Diplomazia vaticana
sempre al lavoro

Non si ferma neppure a Natale. La diplomazia di Papa Francesco lavora a pieno ritmo per contrastare il rullo compressore delle identità e dei settarismi e richiamare al contrario la solidarietà e la collaborazione attiva tra gli uomini che hanno a cuore le diversità che stanno sotto il cielo e il pluralismo delle loro rappresentanze etniche, religiose e politiche. È questo il significato della visita di quattro giorni in Iraq del segretario di Stato, il cardinale Pietro Parolin che ha passato il Natale a Bagdad, inviato da Bergoglio, e poi ha raggiunto il Kurdistan iracheno e oggi celebra la Messa a Qaeaqosh nella piana di Ninive, città martire per i cristiani perseguitati qui per due anni dai tagliagole dell’Isis. Il viaggio di Parolin è passato quasi inosservato sulla stampa internazionale, ma è un segnale importante alla Comunità internazionale circa la necessità le sfide che il dopo-Isis lascia sul campo, in primo luogo la convivenza delle diverse comunità.

Il Papa ha incontrato in Vaticano poco prima di Natale Nadia Murad, la ventunenne yazida, premio Nobel della pace di quest’anno, ex-schiava dei jihadisti con tutta la sua famiglia uccisa, diventata il simbolo del genocidio del suo popolo e insieme di un riscatto che nella latitudini inquiete del Medio Oriente non può che avvenire insieme popoli religioni.

Inviando Parolin a Bagdad Francesco si infila di nuovo dentro la Terza mondiale combattuta a pezzi, anche se oggi il fragore delle armi si sente un po’ meno, perché la soluzione che rischia di venir proposta come unica e migliore è quella di un rafforzamento delle mitologia tribale e di un consolidamento delle politiche identitarie che non si fanno scrupolo nemmeno di spostamenti di popolazioni e di scambio di territori per irrobustirle. Oggi la soluzione sembra essere quella di territori eticamente e religiosamente puri o purificati, sciiti di qua, sunniti di là, cristiani chissà dove, rendendo globale nell’area la giustificazione di quanto non si era ancora fatto finora con la teoria dello scontro di civiltà.
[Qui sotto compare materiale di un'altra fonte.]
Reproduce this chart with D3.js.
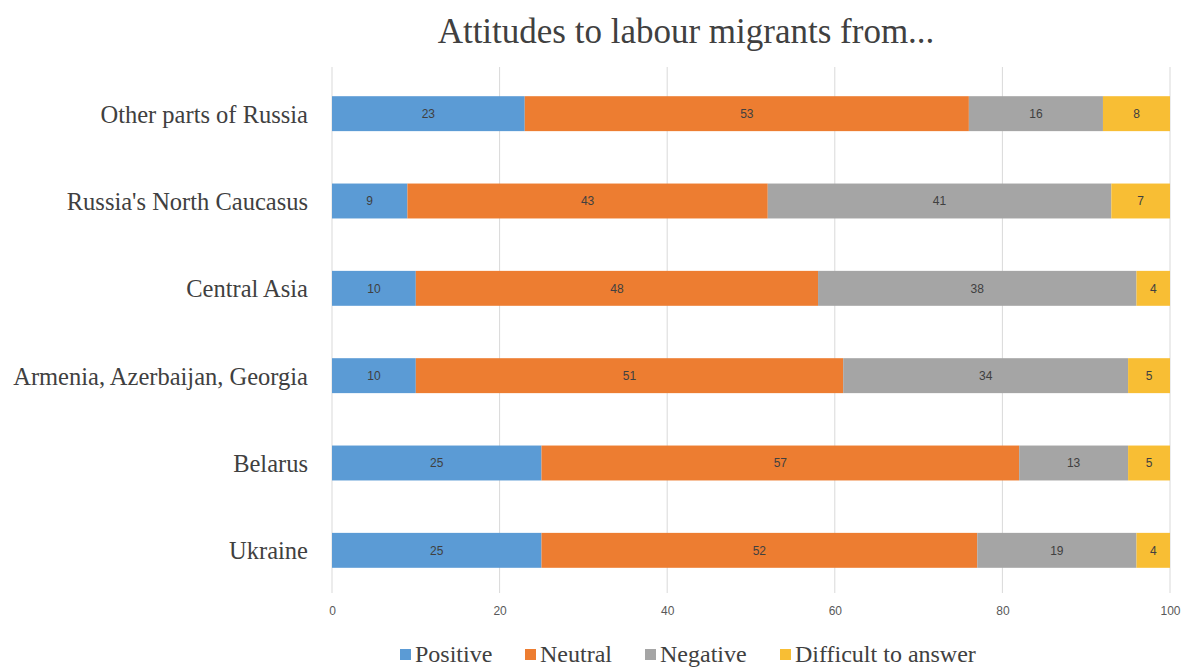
<!DOCTYPE html>
<html>
<head>
<meta charset="utf-8">
<script src="https://cdn.jsdelivr.net/npm/d3@7"></script>
<style>
  html, body { margin: 0; padding: 0; background: #fff; }
  svg { display: block; }
</style>
</head>
<body>
<svg id="chart" width="1187" height="670"></svg>
<script>
// Survey regions, top to bottom
const categories = [
  "Other parts of Russia",
  "Russia's North Caucasus",
  "Central Asia",
  "Armenia, Azerbaijan, Georgia",
  "Belarus",
  "Ukraine"
];
const seriesNames = ["Positive", "Neutral", "Negative", "Difficult to answer"];
const positive  = [23, 9, 10, 10, 25, 25];
const neutral   = [53, 43, 48, 51, 57, 52];
const negative  = [16, 41, 38, 34, 13, 19];
const difficult = [8, 7, 4, 5, 5, 4];
const xTicks = [0, 20, 40, 60, 80, 100];
const colors = ["#5B9BD5", "#ED7D31", "#A5A5A5", "#F8BE34"];

const seriesValues = [positive, neutral, negative, difficult];
const rows = categories.map((c, i) => {
  const r = { category: c };
  seriesNames.forEach((s, j) => r[s] = seriesValues[j][i]);
  return r;
});

const svg = d3.select("#chart");
const margin = { left: 332, right: 17, top: 70, bottom: 76 };
const W = 1187, H = 670;
const serif = "'Liberation Serif', 'Times New Roman', serif";
const sans = "'Liberation Sans', Arial, sans-serif";

const x = d3.scaleLinear().domain([0, 100]).range([margin.left, W - margin.right]);
const y = d3.scaleBand().domain(categories).range([margin.top, H - margin.bottom]).paddingInner(0.6).paddingOuter(0.3);

// Title
svg.append("text")
  .attr("x", 686).attr("y", 43)
  .attr("text-anchor", "middle")
  .attr("font-family", serif)
  .attr("font-size", 35)
  .attr("fill", "#404040")
  .text("Attitudes to labour migrants from...");

// Vertical gridlines
svg.append("g").selectAll("line").data(xTicks).join("line")
  .attr("x1", d => x(d)).attr("x2", d => x(d))
  .attr("y1", 67).attr("y2", 593)
  .attr("stroke", "#D9D9D9").attr("stroke-width", 1);

// X axis tick labels
const xAxis = d3.axisBottom(x).tickValues(xTicks).tickSize(0).tickPadding(0);
const gx = svg.append("g").attr("transform", "translate(0,606)").call(xAxis);
gx.select(".domain").remove();
gx.selectAll("text")
  .attr("font-family", sans)
  .attr("font-size", 12)
  .attr("fill", "#595959");

// Y axis category labels
const yAxis = d3.axisLeft(y).tickSize(0).tickPadding(24);
const gy = svg.append("g").attr("transform", `translate(${margin.left},1)`).call(yAxis);
gy.select(".domain").remove();
gy.selectAll("text")
  .attr("font-family", serif)
  .attr("font-size", 24.5)
  .attr("fill", "#404040");

// Stacked bars
const stack = d3.stack().keys(seriesNames);
const stacked = stack(rows);

const layers = svg.append("g").selectAll("g").data(stacked).join("g")
  .attr("fill", (d, i) => colors[i]);

layers.selectAll("rect").data(d => d).join("rect")
  .attr("x", d => x(d[0]))
  .attr("y", d => y(d.data.category))
  .attr("width", d => x(d[1]) - x(d[0]))
  .attr("height", y.bandwidth());

// Value labels
layers.selectAll("text").data(d => d.map(v => ({ v, key: d.key }))).join("text")
  .attr("x", d => (x(d.v[0]) + x(d.v[1])) / 2)
  .attr("y", d => y(d.v.data.category) + y.bandwidth() / 2)
  .attr("dy", "0.35em")
  .attr("text-anchor", "middle")
  .attr("font-family", sans)
  .attr("font-size", 12)
  .attr("fill", "#404040")
  .text(d => d.v.data[d.key]);

// Legend
const legendX = [400, 525, 645, 780];
const legend = svg.append("g").selectAll("g").data(seriesNames).join("g")
  .attr("transform", (d, i) => `translate(${legendX[i]},654)`);
legend.append("rect")
  .attr("x", 0).attr("y", -5).attr("width", 11).attr("height", 11)
  .attr("fill", (d, i) => colors[i]);
legend.append("text")
  .attr("x", 15).attr("y", 0).attr("dy", "0.35em")
  .attr("font-family", serif)
  .attr("font-size", 24)
  .attr("fill", "#404040")
  .text(d => d);
</script>
</body>
</html>
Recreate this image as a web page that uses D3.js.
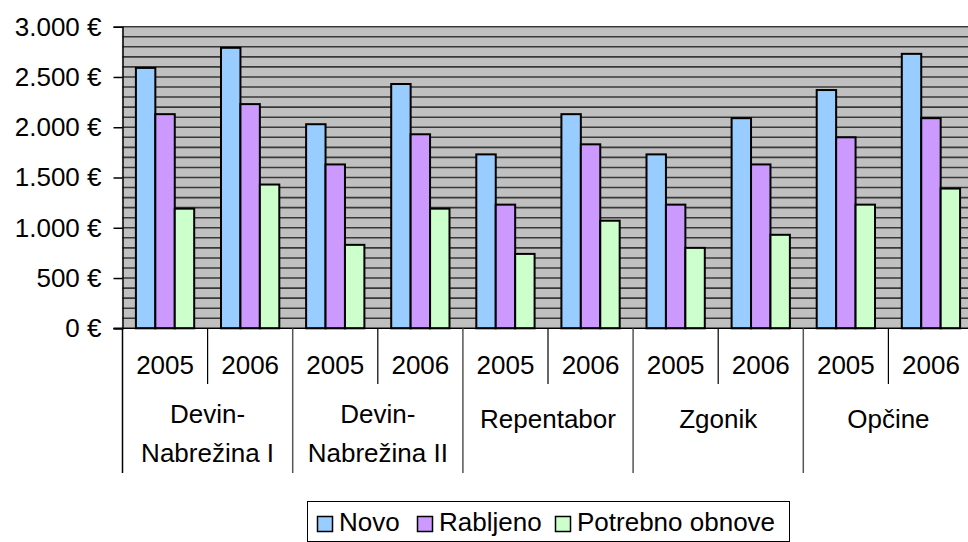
<!DOCTYPE html>
<html>
<head>
<meta charset="utf-8">
<script src="https://cdn.jsdelivr.net/npm/d3@7"></script>
<style>
  body { margin: 0; background: #fff; }
  svg text { font-family: "Liberation Sans", Arial, sans-serif; fill: #000; }
</style>
</head>
<body>
<svg id="chart" width="968" height="542"></svg>
<script>
// Data
var locations = [["Devin-", "Nabrežina I"], ["Devin-", "Nabrežina II"], ["Repentabor"], ["Zgonik"], ["Opčine"]];
var years = ["2005", "2006"];
var seriesNames = ["Novo", "Rabljeno", "Potrebno obnove"];
var novo     = [2590, 2790, 2030, 2430, 1730, 2130, 1730, 2090, 2370, 2730];
var rabljeno = [2130, 2230, 1630, 1930, 1230, 1830, 1230, 1630, 1900, 2090];
var obnove   = [1190, 1430,  830, 1190,  740, 1070,  800,  930, 1230, 1390];
var yTicks = [0, 500, 1000, 1500, 2000, 2500, 3000];

var colors = ["#99ccff", "#cc99ff", "#ccffcc"];

var svg = d3.select("#chart");
var margin = { left: 122.5, top: 26.7, right: 973.5, bottom: 328.3 };

// rows: one per location-year
var rows = [];
locations.forEach(function(loc, i) {
  years.forEach(function(yr, j) {
    var k = i * years.length + j;
    rows.push({ key: k, year: yr, values: [novo[k], rabljeno[k], obnove[k]] });
  });
});

// Scales
var x0 = d3.scaleBand()
           .domain(rows.map(function(d) { return d.key; }))
           .range([margin.left, margin.right]);
var x1 = d3.scaleBand()
           .domain(d3.range(seriesNames.length))
           .range([0, x0.bandwidth()])
           .paddingInner(0)
           .paddingOuter(0.69);
var yScale = d3.scaleLinear()
               .domain([0, 3000])
               .range([margin.bottom, margin.top]);

// Plot background
svg.append("rect")
   .attr("x", margin.left)
   .attr("y", margin.top)
   .attr("width", margin.right - margin.left)
   .attr("height", margin.bottom - margin.top)
   .style("fill", "#c0c0c0")
   .style("stroke", "#d8d8d8")
   .style("stroke-width", 1.5);

// Gridlines every 100
svg.append("g")
   .selectAll("line")
   .data(d3.range(100, 3001, 100))
   .enter()
   .append("line")
   .attr("x1", margin.left)
   .attr("x2", margin.right)
   .attr("y1", function(d) { return yScale(d); })
   .attr("y2", function(d) { return yScale(d); })
   .style("stroke", "#383838")
   .style("stroke-width", 1.6);

// Bars
var groups = svg.append("g")
                .selectAll("g")
                .data(rows)
                .enter()
                .append("g")
                .attr("transform", function(d) { return "translate(" + x0(d.key) + ",0)"; });
groups.selectAll("rect")
      .data(function(d) { return d.values.map(function(v, i) { return { i: i, v: v }; }); })
      .enter()
      .append("rect")
      .attr("x", function(d) { return x1(d.i); })
      .attr("y", function(d) { return yScale(d.v); })
      .attr("width", x1.bandwidth())
      .attr("height", function(d) { return yScale(0) - yScale(d.v); })
      .style("fill", function(d) { return colors[d.i]; })
      .style("stroke", "#000")
      .style("stroke-width", 2);

// Y axis
var yAxis = d3.axisLeft(yScale)
              .tickValues(yTicks)
              .tickSize(9)
              .tickPadding(12)
              .tickFormat(function(d) { return d3.format(",")(d).replace(/,/g, ".") + " €"; });
var yG = svg.append("g")
            .attr("transform", "translate(" + margin.left + ",0)")
            .call(yAxis);
yG.select(".domain").style("stroke", "#000").style("stroke-width", 1.5);
yG.selectAll(".tick line").style("stroke", "#000").style("stroke-width", 1.5);
yG.selectAll(".tick text")
  .style("font-size", "26px")
  .style("font-family", "'Liberation Sans', Arial, sans-serif")
  .style("fill", "#000");

// X axis baseline
svg.append("line")
   .attr("x1", margin.left - 9)
   .attr("x2", margin.right)
   .attr("y1", yScale(0))
   .attr("y2", yScale(0))
   .style("stroke", "#000")
   .style("stroke-width", 1.5);

// Year separators (short)
svg.append("g")
   .selectAll("line")
   .data(rows.filter(function(d, i) { return i % 2 == 1; }))
   .enter()
   .append("line")
   .attr("x1", function(d) { return x0(d.key); })
   .attr("x2", function(d) { return x0(d.key); })
   .attr("y1", yScale(0))
   .attr("y2", 384)
   .style("stroke", "#000")
   .style("stroke-width", 1.2);

// Location separators (long)
svg.append("g")
   .selectAll("line")
   .data(rows.filter(function(d, i) { return i % 2 == 0; }))
   .enter()
   .append("line")
   .attr("x1", function(d) { return x0(d.key); })
   .attr("x2", function(d) { return x0(d.key); })
   .attr("y1", yScale(0))
   .attr("y2", 473)
   .style("stroke", function(d, i) { return i == 0 ? "#000" : "#555"; })
   .style("stroke-width", 1.5);

// Year labels
svg.append("g")
   .selectAll("text")
   .data(rows)
   .enter()
   .append("text")
   .attr("x", function(d) { return x0(d.key) + x0.bandwidth() / 2; })
   .attr("y", 374)
   .attr("text-anchor", "middle")
   .style("font-size", "26px")
   .text(function(d) { return d.year; });

// Location labels
var locText = svg.append("g")
                 .selectAll("text")
                 .data(locations)
                 .enter()
                 .append("text")
                 .attr("text-anchor", "middle")
                 .style("font-size", "26px");
locText.selectAll("tspan")
       .data(function(d, i) { return d.map(function(line, j) { return { line: line, j: j, n: d.length, i: i }; }); })
       .enter()
       .append("tspan")
       .attr("x", function(d) { return x0(d.i * 2) + x0.bandwidth(); })
       .attr("y", function(d) { return d.n == 1 ? 428 : 423 + d.j * 39; })
       .text(function(d) { return d.line; });

// Legend
var legend = svg.append("g");
legend.append("rect")
      .attr("x", 307.5)
      .attr("y", 501.5)
      .attr("width", 482)
      .attr("height", 40)
      .style("fill", "#fff")
      .style("stroke", "#000")
      .style("stroke-width", 1);
var legendX = [317, 417, 555];
var legendItem = legend.selectAll(".legendItem")
                       .data(seriesNames)
                       .enter()
                       .append("g")
                       .attr("class", "legendItem")
                       .attr("transform", function(d, i) { return "translate(" + legendX[i] + ",0)"; });
legendItem.append("rect")
          .attr("x", 0.5)
          .attr("y", 516.5)
          .attr("width", 15)
          .attr("height", 15)
          .style("fill", function(d, i) { return colors[i]; })
          .style("stroke", "#000")
          .style("stroke-width", 1.5);
legendItem.append("text")
          .attr("x", 22)
          .attr("y", 531)
          .style("font-size", "26px")
          .text(function(d) { return d; });
</script>
</body>
</html>
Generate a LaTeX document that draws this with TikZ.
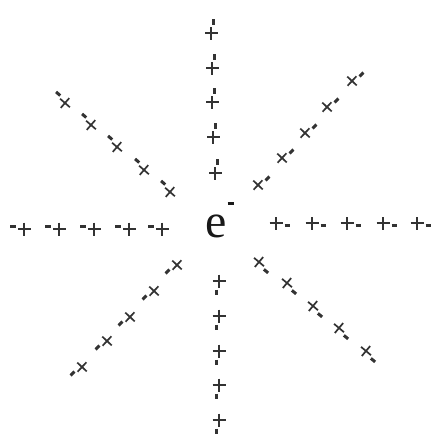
\documentclass[tikz,border=0pt]{standalone}
\usepackage{fontspec}
\setmainfont{Liberation Serif}
\tikzset{
  ink/.style={draw=black!80},
  dipole/.pic={
    \draw[ink,line width=1.7pt] (-6.5pt,0pt) -- (6.5pt,0pt) (0pt,-6.5pt) -- (0pt,6.5pt);
    \draw[ink,line width=3pt] (8.5pt,-2.5pt) -- (14pt,-2.5pt);
  }
}
\begin{document}
\begin{tikzpicture}[x=1pt,y=-1pt]
\useasboundingbox (0,0) rectangle (434,440);
% centre charge
\node[inner sep=0pt,anchor=base,text=black!90] (e) at (219.5,237)
  {\fontsize{48}{48}\selectfont e\kern1pt\raisebox{32pt}{\rule{6pt}{2.6pt}}};
% top
\foreach \x/\y [count=\i] in {211/33,212/68,212/102,213/137,215/173}
  \pic[rotate=90] (t\i) at (\x,\y) {dipole};
% bottom
\foreach \x/\y [count=\i] in {219/281,219/316,219/351,219/385,219/420}
  \pic[rotate=270] (b\i) at (\x,\y) {dipole};
% left
\foreach \x/\y [count=\i] in {24/229,59/229,94/229,129/229,162/229}
  \pic[rotate=180] (l\i) at (\x,\y) {dipole};
% right
\foreach \x/\y [count=\i] in {276/223,312/223,347/223,383/223,417/223}
  \pic[rotate=0] (r\i) at (\x,\y) {dipole};
% upper left
\foreach \x/\y [count=\i] in {65/103,91/125,117/147,144/170,170/192}
  \pic[rotate=139] (ul\i) at (\x,\y) {dipole};
% upper right
\foreach \x/\y [count=\i] in {352/81,327/107,305/133,282/158,258/185}
  \pic[rotate=47] (ur\i) at (\x,\y) {dipole};
% lower left
\foreach \x/\y [count=\i] in {82/367,107/341,130/317,154/291,177/265}
  \pic[rotate=227] (ll\i) at (\x,\y) {dipole};
% lower right
\foreach \x/\y [count=\i] in {259/262,287/283,313/306,339/328,366/351}
  \pic[rotate=320] (lr\i) at (\x,\y) {dipole};
\end{tikzpicture}
\end{document}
Il messaggio che si diffonde è proprio quello teorizzato al tempo della prima guerra del Golfo da Samuel Hantington con accanto la soluzione. Se è vero che nel post-guerra fredda la principale fonte di conflitto sono state le turbolenze etiche e religiose ecco la soluzione: rafforzare le identità e separare.

La Santa Sede si è sempre messa di traverso, prima con Giovanni Paolo II, poi con Benedetto XVI e ora con Francesco. Insomma ci si protegge solo insieme dal terrorismo di ogni natura, quello dei Califfati autoproclamati e quello di Stato di regimi vari, pronti a fornire un alibi ai primi, come è accaduto in Siria e in qualche caso in Iraq. La missione di Parolin propone invece una direzione contraria con tutta l’ostinatezza di cui è capace solo la diplomazia vaticana.

Il segretario di Stato in Iraq lo ha detto con perfetta chiarezza: «Come individui e comunità, cristiani e musulmani siamo chiamati a illuminare le oscurità della paura e del non-senso, dell’irresponsabilità e dell’odio con parole e atti di luce». E poi ha chiesto di accettare le persone con le loro diversità «non utilizzando tali differenze per metterci gli uni contro gli altri, ma scoprendo in esse una possibilità di arricchimento vicendevole».

Esattamente quello che le logiche del resto della Comunità internazionale intendono contrastare con la teoria del «male minore» che separa popoli e religioni, definisce un imbroglio il dialogo e preferisce sovranismi e identitarismi. Teoria sballata, che porterà altre sofferenze, perché, come diceva padre Paolo Dall’Oglio, «non c’è migliore protezione del buon vicinato».